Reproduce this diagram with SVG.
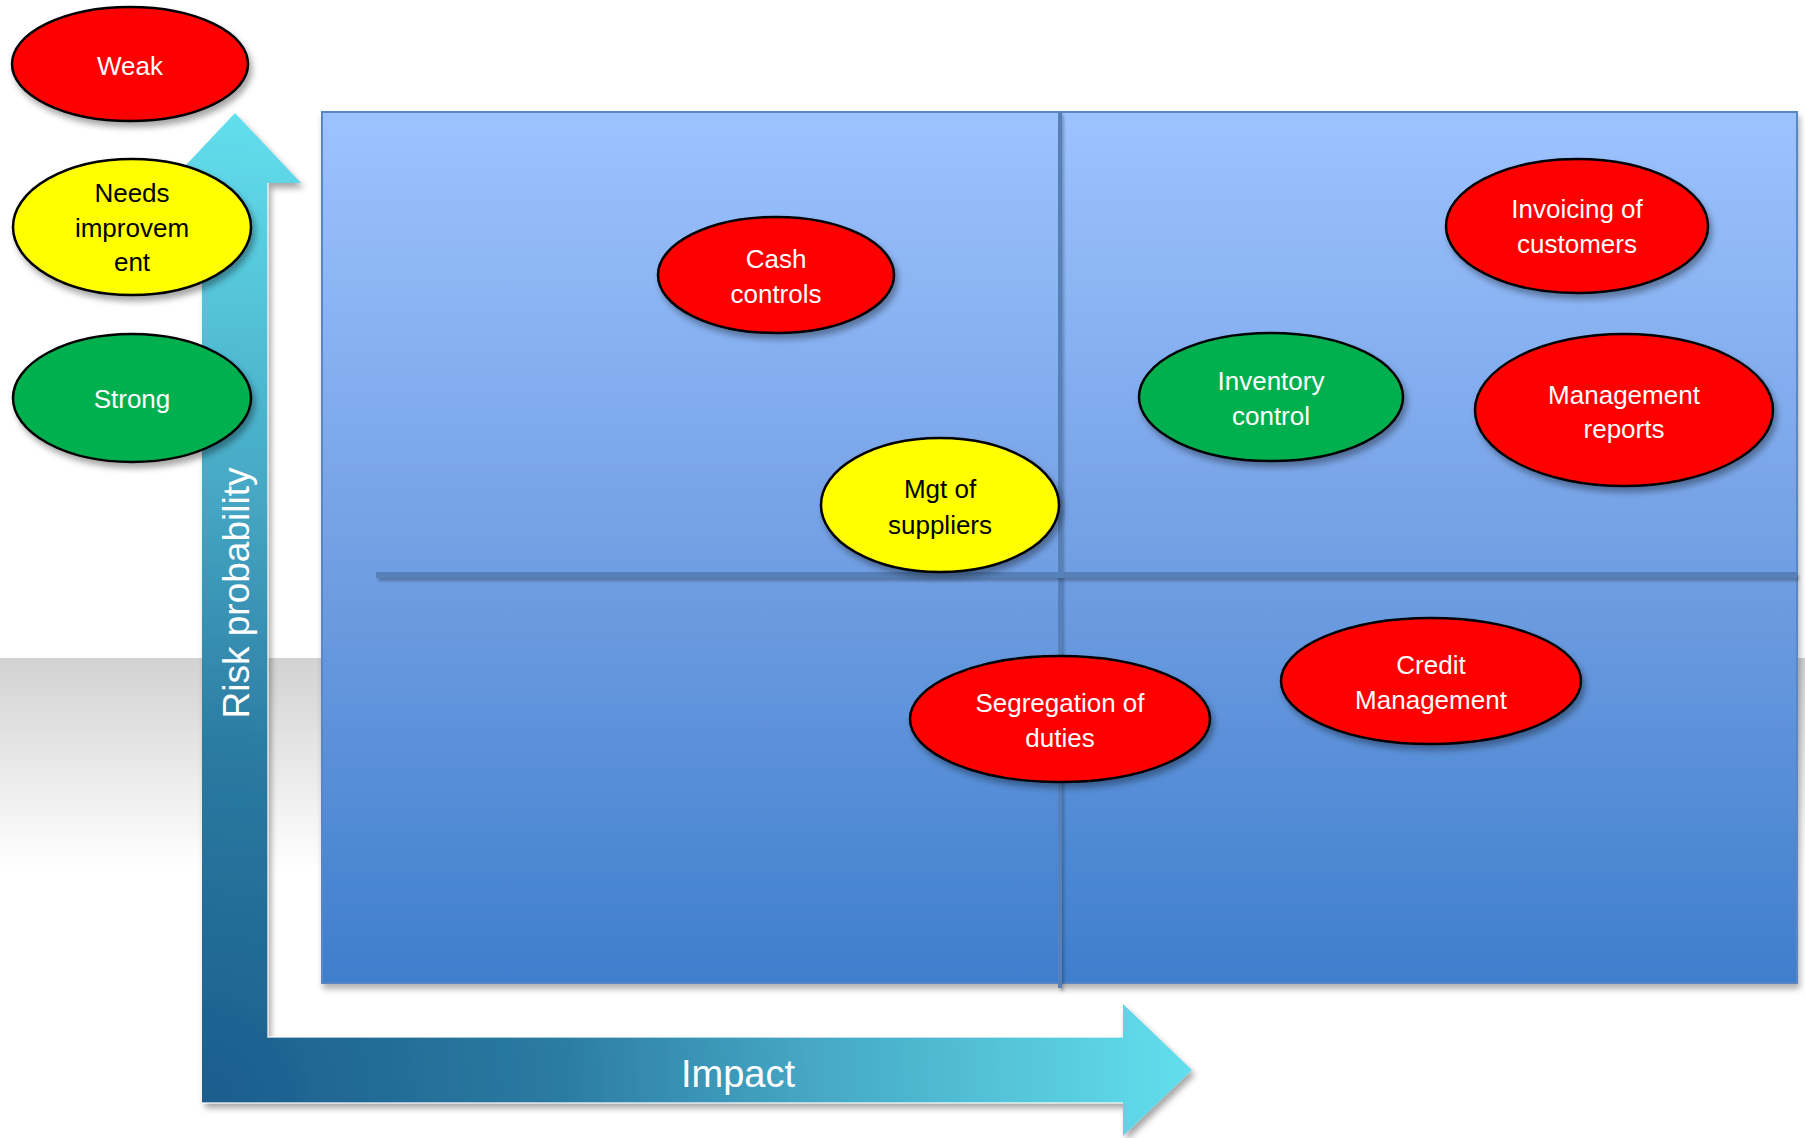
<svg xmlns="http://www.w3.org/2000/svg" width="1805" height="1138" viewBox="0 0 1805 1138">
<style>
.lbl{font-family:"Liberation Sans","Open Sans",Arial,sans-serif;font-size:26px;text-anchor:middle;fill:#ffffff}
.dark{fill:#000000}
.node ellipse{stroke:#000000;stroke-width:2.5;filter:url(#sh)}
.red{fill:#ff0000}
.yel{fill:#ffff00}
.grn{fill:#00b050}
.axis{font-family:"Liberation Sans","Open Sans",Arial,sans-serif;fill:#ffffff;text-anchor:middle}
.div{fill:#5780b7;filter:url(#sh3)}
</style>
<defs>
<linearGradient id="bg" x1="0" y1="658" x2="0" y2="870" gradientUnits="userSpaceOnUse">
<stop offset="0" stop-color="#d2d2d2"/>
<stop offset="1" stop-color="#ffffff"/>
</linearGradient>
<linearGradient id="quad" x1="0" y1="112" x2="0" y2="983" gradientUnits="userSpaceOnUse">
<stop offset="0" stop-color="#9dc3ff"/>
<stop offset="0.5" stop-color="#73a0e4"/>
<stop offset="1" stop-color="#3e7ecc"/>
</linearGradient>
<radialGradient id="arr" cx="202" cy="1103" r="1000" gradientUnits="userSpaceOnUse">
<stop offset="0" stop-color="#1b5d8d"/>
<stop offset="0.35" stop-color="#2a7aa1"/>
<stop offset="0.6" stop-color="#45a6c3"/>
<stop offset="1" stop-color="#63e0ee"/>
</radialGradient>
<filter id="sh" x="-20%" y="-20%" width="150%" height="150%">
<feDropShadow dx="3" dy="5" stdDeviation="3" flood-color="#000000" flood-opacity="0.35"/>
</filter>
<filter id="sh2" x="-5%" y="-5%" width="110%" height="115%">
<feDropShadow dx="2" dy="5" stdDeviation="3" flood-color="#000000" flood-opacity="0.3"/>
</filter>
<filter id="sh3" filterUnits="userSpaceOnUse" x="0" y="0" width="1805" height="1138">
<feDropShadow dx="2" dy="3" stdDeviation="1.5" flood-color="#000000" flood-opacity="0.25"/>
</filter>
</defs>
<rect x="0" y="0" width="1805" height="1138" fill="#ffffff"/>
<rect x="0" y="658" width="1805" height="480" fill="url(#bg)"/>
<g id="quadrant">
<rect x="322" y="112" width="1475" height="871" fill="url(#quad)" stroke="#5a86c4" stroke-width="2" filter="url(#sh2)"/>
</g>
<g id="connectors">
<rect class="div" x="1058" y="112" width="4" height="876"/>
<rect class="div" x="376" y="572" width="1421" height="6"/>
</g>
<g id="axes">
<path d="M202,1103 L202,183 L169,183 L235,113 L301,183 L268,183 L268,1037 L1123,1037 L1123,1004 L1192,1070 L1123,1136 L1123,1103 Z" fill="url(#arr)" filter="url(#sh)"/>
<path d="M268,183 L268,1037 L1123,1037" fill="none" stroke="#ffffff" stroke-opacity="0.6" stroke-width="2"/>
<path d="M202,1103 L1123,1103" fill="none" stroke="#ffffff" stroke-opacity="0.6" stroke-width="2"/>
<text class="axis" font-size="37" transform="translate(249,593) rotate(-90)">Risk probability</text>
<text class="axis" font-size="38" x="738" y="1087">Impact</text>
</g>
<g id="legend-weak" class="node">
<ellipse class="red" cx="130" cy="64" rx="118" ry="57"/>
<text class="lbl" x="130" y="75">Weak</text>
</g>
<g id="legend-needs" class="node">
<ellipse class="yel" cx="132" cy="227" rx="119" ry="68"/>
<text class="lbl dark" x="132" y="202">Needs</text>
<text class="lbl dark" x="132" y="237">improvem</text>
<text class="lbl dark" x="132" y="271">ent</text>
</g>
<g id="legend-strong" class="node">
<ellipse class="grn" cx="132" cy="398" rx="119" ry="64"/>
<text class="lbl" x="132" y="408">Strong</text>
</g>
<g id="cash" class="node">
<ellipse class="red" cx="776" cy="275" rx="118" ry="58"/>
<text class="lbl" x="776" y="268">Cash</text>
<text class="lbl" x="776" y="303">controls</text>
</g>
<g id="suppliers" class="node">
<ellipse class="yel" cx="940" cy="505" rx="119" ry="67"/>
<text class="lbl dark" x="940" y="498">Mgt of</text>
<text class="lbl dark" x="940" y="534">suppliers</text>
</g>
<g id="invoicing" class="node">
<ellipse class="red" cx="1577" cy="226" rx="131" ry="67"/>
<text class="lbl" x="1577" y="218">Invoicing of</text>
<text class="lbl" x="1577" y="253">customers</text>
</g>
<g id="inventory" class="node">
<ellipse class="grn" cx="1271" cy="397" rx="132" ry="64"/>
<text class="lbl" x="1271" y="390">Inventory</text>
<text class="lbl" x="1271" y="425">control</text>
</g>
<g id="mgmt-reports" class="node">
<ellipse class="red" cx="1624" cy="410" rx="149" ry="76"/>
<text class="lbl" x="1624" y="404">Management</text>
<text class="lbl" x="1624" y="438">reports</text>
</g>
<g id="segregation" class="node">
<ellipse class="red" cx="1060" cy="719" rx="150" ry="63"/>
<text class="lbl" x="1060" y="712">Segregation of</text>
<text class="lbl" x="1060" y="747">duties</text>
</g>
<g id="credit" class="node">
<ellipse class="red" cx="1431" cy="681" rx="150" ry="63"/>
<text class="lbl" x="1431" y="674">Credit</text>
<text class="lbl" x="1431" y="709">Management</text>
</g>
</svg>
________________________________________
__SET TASK__.
Copy the listing in full and without alteration, omitting every picture.

__EXERCISE OUTPUT__.
Reproduce this diagram with SVG.
<svg xmlns="http://www.w3.org/2000/svg" width="1805" height="1138" viewBox="0 0 1805 1138">
<style>
.lbl{font-family:"Liberation Sans","Open Sans",Arial,sans-serif;font-size:26px;text-anchor:middle;fill:#ffffff}
.dark{fill:#000000}
.node ellipse{stroke:#000000;stroke-width:2.5;filter:url(#sh)}
.red{fill:#ff0000}
.yel{fill:#ffff00}
.grn{fill:#00b050}
.axis{font-family:"Liberation Sans","Open Sans",Arial,sans-serif;fill:#ffffff;text-anchor:middle}
.div{fill:#5780b7;filter:url(#sh3)}
</style>
<defs>
<linearGradient id="bg" x1="0" y1="658" x2="0" y2="870" gradientUnits="userSpaceOnUse">
<stop offset="0" stop-color="#d2d2d2"/>
<stop offset="1" stop-color="#ffffff"/>
</linearGradient>
<linearGradient id="quad" x1="0" y1="112" x2="0" y2="983" gradientUnits="userSpaceOnUse">
<stop offset="0" stop-color="#9dc3ff"/>
<stop offset="0.5" stop-color="#73a0e4"/>
<stop offset="1" stop-color="#3e7ecc"/>
</linearGradient>
<radialGradient id="arr" cx="202" cy="1103" r="1000" gradientUnits="userSpaceOnUse">
<stop offset="0" stop-color="#1b5d8d"/>
<stop offset="0.35" stop-color="#2a7aa1"/>
<stop offset="0.6" stop-color="#45a6c3"/>
<stop offset="1" stop-color="#63e0ee"/>
</radialGradient>
<filter id="sh" x="-20%" y="-20%" width="150%" height="150%">
<feDropShadow dx="3" dy="5" stdDeviation="3" flood-color="#000000" flood-opacity="0.35"/>
</filter>
<filter id="sh2" x="-5%" y="-5%" width="110%" height="115%">
<feDropShadow dx="2" dy="5" stdDeviation="3" flood-color="#000000" flood-opacity="0.3"/>
</filter>
<filter id="sh3" filterUnits="userSpaceOnUse" x="0" y="0" width="1805" height="1138">
<feDropShadow dx="2" dy="3" stdDeviation="1.5" flood-color="#000000" flood-opacity="0.25"/>
</filter>
</defs>
<rect x="0" y="0" width="1805" height="1138" fill="#ffffff"/>
<rect x="0" y="658" width="1805" height="480" fill="url(#bg)"/>
<g id="quadrant">
<rect x="322" y="112" width="1475" height="871" fill="url(#quad)" stroke="#5a86c4" stroke-width="2" filter="url(#sh2)"/>
</g>
<g id="connectors">
<rect class="div" x="1058" y="112" width="4" height="876"/>
<rect class="div" x="376" y="572" width="1421" height="6"/>
</g>
<g id="axes">
<path d="M202,1103 L202,183 L169,183 L235,113 L301,183 L268,183 L268,1037 L1123,1037 L1123,1004 L1192,1070 L1123,1136 L1123,1103 Z" fill="url(#arr)" filter="url(#sh)"/>
<path d="M268,183 L268,1037 L1123,1037" fill="none" stroke="#ffffff" stroke-opacity="0.6" stroke-width="2"/>
<path d="M202,1103 L1123,1103" fill="none" stroke="#ffffff" stroke-opacity="0.6" stroke-width="2"/>
<text class="axis" font-size="37" transform="translate(249,593) rotate(-90)">Risk probability</text>
<text class="axis" font-size="38" x="738" y="1087">Impact</text>
</g>
<g id="legend-weak" class="node">
<ellipse class="red" cx="130" cy="64" rx="118" ry="57"/>
<text class="lbl" x="130" y="75">Weak</text>
</g>
<g id="legend-needs" class="node">
<ellipse class="yel" cx="132" cy="227" rx="119" ry="68"/>
<text class="lbl dark" x="132" y="202">Needs</text>
<text class="lbl dark" x="132" y="237">improvem</text>
<text class="lbl dark" x="132" y="271">ent</text>
</g>
<g id="legend-strong" class="node">
<ellipse class="grn" cx="132" cy="398" rx="119" ry="64"/>
<text class="lbl" x="132" y="408">Strong</text>
</g>
<g id="cash" class="node">
<ellipse class="red" cx="776" cy="275" rx="118" ry="58"/>
<text class="lbl" x="776" y="268">Cash</text>
<text class="lbl" x="776" y="303">controls</text>
</g>
<g id="suppliers" class="node">
<ellipse class="yel" cx="940" cy="505" rx="119" ry="67"/>
<text class="lbl dark" x="940" y="498">Mgt of</text>
<text class="lbl dark" x="940" y="534">suppliers</text>
</g>
<g id="invoicing" class="node">
<ellipse class="red" cx="1577" cy="226" rx="131" ry="67"/>
<text class="lbl" x="1577" y="218">Invoicing of</text>
<text class="lbl" x="1577" y="253">customers</text>
</g>
<g id="inventory" class="node">
<ellipse class="grn" cx="1271" cy="397" rx="132" ry="64"/>
<text class="lbl" x="1271" y="390">Inventory</text>
<text class="lbl" x="1271" y="425">control</text>
</g>
<g id="mgmt-reports" class="node">
<ellipse class="red" cx="1624" cy="410" rx="149" ry="76"/>
<text class="lbl" x="1624" y="404">Management</text>
<text class="lbl" x="1624" y="438">reports</text>
</g>
<g id="segregation" class="node">
<ellipse class="red" cx="1060" cy="719" rx="150" ry="63"/>
<text class="lbl" x="1060" y="712">Segregation of</text>
<text class="lbl" x="1060" y="747">duties</text>
</g>
<g id="credit" class="node">
<ellipse class="red" cx="1431" cy="681" rx="150" ry="63"/>
<text class="lbl" x="1431" y="674">Credit</text>
<text class="lbl" x="1431" y="709">Management</text>
</g>
</svg>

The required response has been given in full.